• [Instructions to follow] Exclude the pictures and reproduce the remaining data exactly as written.

start Given information

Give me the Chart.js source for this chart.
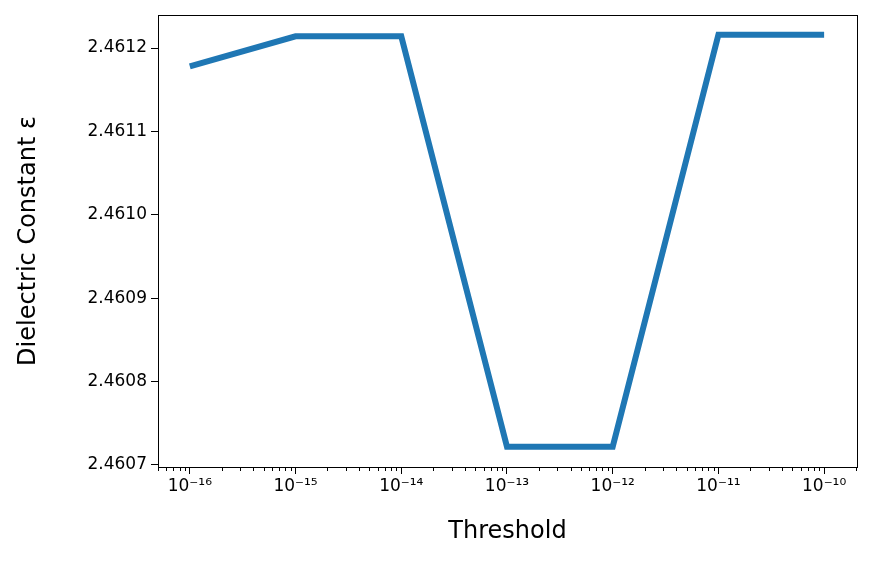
<!DOCTYPE html>
<html>
<head>
<meta charset="utf-8">
<script src="https://cdn.jsdelivr.net/npm/chart.js@4/dist/chart.umd.min.js"></script>
<style>
  html, body { margin: 0; padding: 0; background: #fff; }
  #wrap { width: 873px; height: 566px; }
</style>
</head>
<body>
<div id="wrap"><canvas id="myChart"></canvas></div>
<script>
const thresholds = [1e-16, 1e-15, 1e-14, 1e-13, 1e-12, 1e-11, 1e-10];
const epsilon = [2.461178, 2.461214, 2.461214, 2.460722, 2.460722, 2.461216, 2.461216];
const yTicks = [2.4607, 2.4608, 2.4609, 2.4610, 2.4611, 2.4612];
const xTickLabels = ["10⁻¹⁶", "10⁻¹⁵", "10⁻¹⁴", "10⁻¹³", "10⁻¹²", "10⁻¹¹", "10⁻¹⁰"];

const font = "'DejaVu Sans', sans-serif";

// frame around the plot + minor log ticks
const framePlugin = {
  id: "frame",
  afterDraw(chart) {
    const { ctx, chartArea: a } = chart;
    const xs = chart.scales.x;
    ctx.save();
    ctx.strokeStyle = "#000";
    ctx.lineWidth = 1;
    ctx.strokeRect(a.left + 0.5, a.top + 0.5, a.right - a.left, a.bottom - a.top);
    ctx.beginPath();
    for (let e = -17; e <= -10; e++) {
      for (let m = 2; m <= 9; m++) {
        const v = m * Math.pow(10, e);
        if (v < xs.min || v > xs.max) continue;
        const px = Math.round(xs.getPixelForValue(v)) + 0.5;
        ctx.moveTo(px, a.bottom);
        ctx.lineTo(px, a.bottom + 4);
      }
    }
    ctx.stroke();
    ctx.restore();
  }
};

new Chart(document.getElementById("myChart"), {
  type: "line",
  data: {
    datasets: [{
      data: thresholds.map((t, i) => ({ x: t, y: epsilon[i] })),
      borderColor: "#1f77b4",
      borderWidth: 6,
      pointRadius: 0,
      tension: 0,
      fill: false,
    }],
  },
  options: {
    responsive: true,
    maintainAspectRatio: false,
    animation: false,
    layout: { padding: { top: 15, right: 16, left: 14, bottom: 20 } },
    plugins: { legend: { display: false }, tooltip: { enabled: false } },
    scales: {
      x: {
        type: "logarithmic",
        min: Math.pow(10, -16.273),
        max: Math.pow(10, -9.689),
        afterBuildTicks: (s) => { s.ticks = thresholds.map((v) => ({ value: v })); },
        afterFit: (s) => { s.height = 79; },
        grid: { drawOnChartArea: false, drawTicks: true, tickLength: 7, color: "#000" },
        border: { display: false },
        ticks: {
          color: "#000",
          font: { family: font, size: 17 },
          padding: 2,
          maxRotation: 0,
          callback: (v) => xTickLabels[thresholds.findIndex((t) => Math.abs(Math.log10(t) - Math.log10(v)) < 1e-6)] || "",
        },
        title: { display: true, text: "Threshold", color: "#000", font: { family: font, size: 24 }, padding: 0 },
      },
      y: {
        min: 2.4606976,
        max: 2.4612396,
        afterBuildTicks: (s) => { s.ticks = yTicks.map((v) => ({ value: v })); },
        afterFit: (s) => { s.width = 144; },
        grid: { drawOnChartArea: false, drawTicks: true, tickLength: 7, color: "#000" },
        border: { display: false },
        ticks: {
          color: "#000",
          font: { family: font, size: 17 },
          padding: 4,
          callback: (v) => Number(v).toFixed(4),
        },
        title: { display: true, text: "Dielectric Constant ε", color: "#000", font: { family: font, size: 24 }, padding: 0 },
      },
    },
  },
  plugins: [framePlugin],
});
</script>
</body>
</html>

end Given information

• [Response to this exercise]
Give me the Chart.js source for this chart.
<!DOCTYPE html>
<html>
<head>
<meta charset="utf-8">
<script src="https://cdn.jsdelivr.net/npm/chart.js@4/dist/chart.umd.min.js"></script>
<style>
  html, body { margin: 0; padding: 0; background: #fff; }
  #wrap { width: 873px; height: 566px; }
</style>
</head>
<body>
<div id="wrap"><canvas id="myChart"></canvas></div>
<script>
const thresholds = [1e-16, 1e-15, 1e-14, 1e-13, 1e-12, 1e-11, 1e-10];
const epsilon = [2.461178, 2.461214, 2.461214, 2.460722, 2.460722, 2.461216, 2.461216];
const yTicks = [2.4607, 2.4608, 2.4609, 2.4610, 2.4611, 2.4612];
const xTickLabels = ["10⁻¹⁶", "10⁻¹⁵", "10⁻¹⁴", "10⁻¹³", "10⁻¹²", "10⁻¹¹", "10⁻¹⁰"];

const font = "'DejaVu Sans', sans-serif";

// frame around the plot + minor log ticks
const framePlugin = {
  id: "frame",
  afterDraw(chart) {
    const { ctx, chartArea: a } = chart;
    const xs = chart.scales.x;
    ctx.save();
    ctx.strokeStyle = "#000";
    ctx.lineWidth = 1;
    ctx.strokeRect(a.left + 0.5, a.top + 0.5, a.right - a.left, a.bottom - a.top);
    ctx.beginPath();
    for (let e = -17; e <= -10; e++) {
      for (let m = 2; m <= 9; m++) {
        const v = m * Math.pow(10, e);
        if (v < xs.min || v > xs.max) continue;
        const px = Math.round(xs.getPixelForValue(v)) + 0.5;
        ctx.moveTo(px, a.bottom);
        ctx.lineTo(px, a.bottom + 4);
      }
    }
    ctx.stroke();
    ctx.restore();
  }
};

new Chart(document.getElementById("myChart"), {
  type: "line",
  data: {
    datasets: [{
      data: thresholds.map((t, i) => ({ x: t, y: epsilon[i] })),
      borderColor: "#1f77b4",
      borderWidth: 6,
      pointRadius: 0,
      tension: 0,
      fill: false,
    }],
  },
  options: {
    responsive: true,
    maintainAspectRatio: false,
    animation: false,
    layout: { padding: { top: 15, right: 16, left: 14, bottom: 20 } },
    plugins: { legend: { display: false }, tooltip: { enabled: false } },
    scales: {
      x: {
        type: "logarithmic",
        min: Math.pow(10, -16.273),
        max: Math.pow(10, -9.689),
        afterBuildTicks: (s) => { s.ticks = thresholds.map((v) => ({ value: v })); },
        afterFit: (s) => { s.height = 79; },
        grid: { drawOnChartArea: false, drawTicks: true, tickLength: 7, color: "#000" },
        border: { display: false },
        ticks: {
          color: "#000",
          font: { family: font, size: 17 },
          padding: 2,
          maxRotation: 0,
          callback: (v) => xTickLabels[thresholds.findIndex((t) => Math.abs(Math.log10(t) - Math.log10(v)) < 1e-6)] || "",
        },
        title: { display: true, text: "Threshold", color: "#000", font: { family: font, size: 24 }, padding: 0 },
      },
      y: {
        min: 2.4606976,
        max: 2.4612396,
        afterBuildTicks: (s) => { s.ticks = yTicks.map((v) => ({ value: v })); },
        afterFit: (s) => { s.width = 144; },
        grid: { drawOnChartArea: false, drawTicks: true, tickLength: 7, color: "#000" },
        border: { display: false },
        ticks: {
          color: "#000",
          font: { family: font, size: 17 },
          padding: 4,
          callback: (v) => Number(v).toFixed(4),
        },
        title: { display: true, text: "Dielectric Constant ε", color: "#000", font: { family: font, size: 24 }, padding: 0 },
      },
    },
  },
  plugins: [framePlugin],
});
</script>
</body>
</html>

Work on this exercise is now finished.